Türkei zieht Terrorliste zurück
Keine Ermittlungen gegen deutsche Firmen – Auftakt im Prozess gegen türkische Journalisten
(dpa/epd) - Nach heftiger Kritik aus Deutschland hat die Türkei eine umstrittene Liste mit knapp 700 terrorverdächtigen deutschen Unternehmen wieder zurückgezogen. Der türkische Vize-Ministerpräsident Bekir Bozdag betonte am Montag in Ankara, es habe sich um ein „Kommunikationsproblem“gehandelt.
Bozdag sagte, über Interpol sei eine Liste mit Namen von 140 verdächtigen türkischen Firmen an Länder übermittelt worden, mit denen diese Firmen Handel betrieben. Er erklärte aber nicht, wie seine Aussagen mit der Liste mit deutschen Firmen zusammenpassen, die laut der Bundesregierung im Mai an Deutschland übermittelt worden war.
Diese Liste terrorverdächtigter Unternehmen hatte für erhebliche Unruhe in der deutschen Wirtschaft gesorgt. Nach Darstellung der Bundesregierung hatte die Türkei über Interpol eine Liste mit 681 Unternehmen übermittelt, die aufgrund ihrer Geschäftsbeziehungen zu türkischen Firmen aufgefallen seien und gegen die wegen Terrorfinanzierung ermittelt werde. Die Bundesregierung hatte die Vorwürfe als absurd zurückgewiesen. Außenminister Sigmar Gabriel (SPD) riet von Investitionen in der Türkei ab, da „völlig unbescholtene Unternehmen“in die Nähe von Terroristen gerückt würden.
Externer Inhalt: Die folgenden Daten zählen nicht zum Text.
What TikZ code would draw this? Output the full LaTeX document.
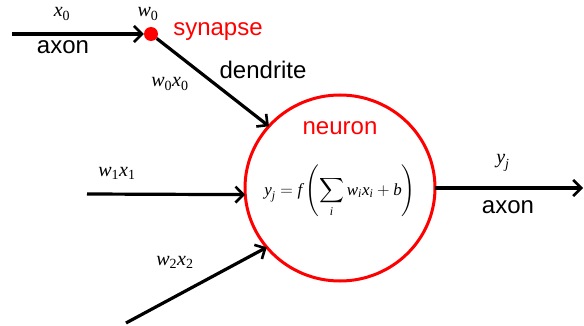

Daraufhin wurden auch Exportund Investitionsabsicherungen auf den Prüfstand gestellt.
Nun kommt die Kehrtwende aus Ankara: „Die Bitte um Informationen ist am Wochenende zurückgezogen worden“, sagte Vize-Ministerpräsident Bozdag, der bisher Justizminister war. „Es ging definitiv nicht um irgendwelche Untersuchungen gegen deutsche Firmen.“
Den Vorwurf der Terrorunterstützung erheben türkische Behörden auch gegen die regierungskritische Zeitung „Cumhuriyet“. Zum Auftakt des Prozesses gegen 17 Mitarbeiter der Zeitung haben am Montag Politiker und Organisationen den Umgang mit kritischen Journalisten verurteilt. Der Prozess sei „an Absurdität nicht zu überbieten“, sagte Christian Mihr, Deutschlandchef von „Reporter ohne Grenzen“. Die Organisation für Sicherheit und Zusammenarbeit in Europa forderte ein sofortiges Ende des Verfahrens und die Freilassung der Inhaftierten.